= Byron-Bethany Irrigation District =

The Byron-Bethany Irrigation District (BBID) is a special district serving the water needs of regions of Alameda, Contra Costa, and San Joaquin Counties in California. This area is about 36,000 acre and serves over 300 agricultural customers, as well as residents of the all-inclusive Mountain House village community are served as well as the residents of the Tracy Hill Development in the City of Tracy. Notable recipients of BBID's services in the area are The Patterson Pass Business Park, Prologis International Park of Commerce, and Cordes Ranch. The water comes from the Sacramento–San Joaquin River Delta and the Delta–Mendota Canal.

== Merge with West Side Irrigation District ==
In December of 2016, under BBID general manager, Rick Gilmore, BBID operations were consolidated with West Side Irrigation District (WSID) and the two have been working as a joint district under the name Byron-Bethany Irrigation District. Before the merger, WSID primarily dealt with agricultural irrigation services, but since has retrofitted some of their ditches for drainage in the city of Tracy. This merger added 6,000 acre to the 30,000 BBID already managed. BBID also merged with Plainview Water District in 2004, adding 6,000 acres to the original 24,000 acres served.

== Assembly Bill 747 ==
The Byron-Bethany Irrigation District played an important role in backing AB 747. BBID rose to action when, during the 2015 California drought, they were accused of an unauthorized diversion of two thousand sixty-seven (2,067) acre-feet (2,549,603 m^{3}) from the intake channel of the Banks Pumping Plant (formerly Italian Slough) in Contra Costa County. According to the State Water Resources Control Board (SWRCB), BBID was in violation of California Water Code, Section 1052, and the district received an Administrative Civil Liability Complaint (ENF01951). However, before this complaint was issued, BBID had consulted the Contra Costa Superior Court about a Curtailment Notice received from the SWRCB, with hopes of addressing the water deficit predicament it put them in. More than a year later in June 2016, after multiple hearings and extensive correspondence, SWRCB dropped the Civil Liability Complaint due to insufficient evidence.

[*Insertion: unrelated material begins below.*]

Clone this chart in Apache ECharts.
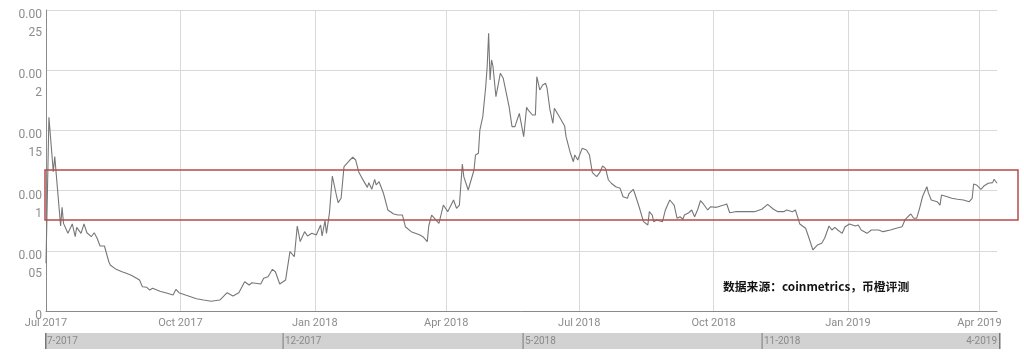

This experience pushed BBID to spearhead a new bill. BBID and other local irrigation districts reached out to the Brown Administration after a similar proposition, AB 313, was rejected in 2017. They urged a need to implement some type of checks and balances system on the SWRCB. AB 747 was passed in late September, 2018 and established an Administrative Hearings Office within the SWRCB. Its purpose is to act as a third party to oversee water rights issues; before the Board served as both the prosecutor and judge in enforcement cases. Attorney Alan Lilly, who has a background in law and water rights, was appointed the first Presiding Hearing Officer of the Administrative Hearings Office by the SWRCB.

== ACWA Water Leadership Award ==
The BBIG received the 2017 Excellence in Water Leadership Award from the Association of California Water Agencies (ACWA). The award was granted in observation of legal action the district took against the SWRCB during the 2015 California drought to ensure water rights for local residence and agricultural businesses. This legal action came after the SWRCB imposed a fine of up to $5 million on BBID for diverting water when its priority of right could not deliver. In 2016, the SWRCB dropped their charges due to insufficient evidence.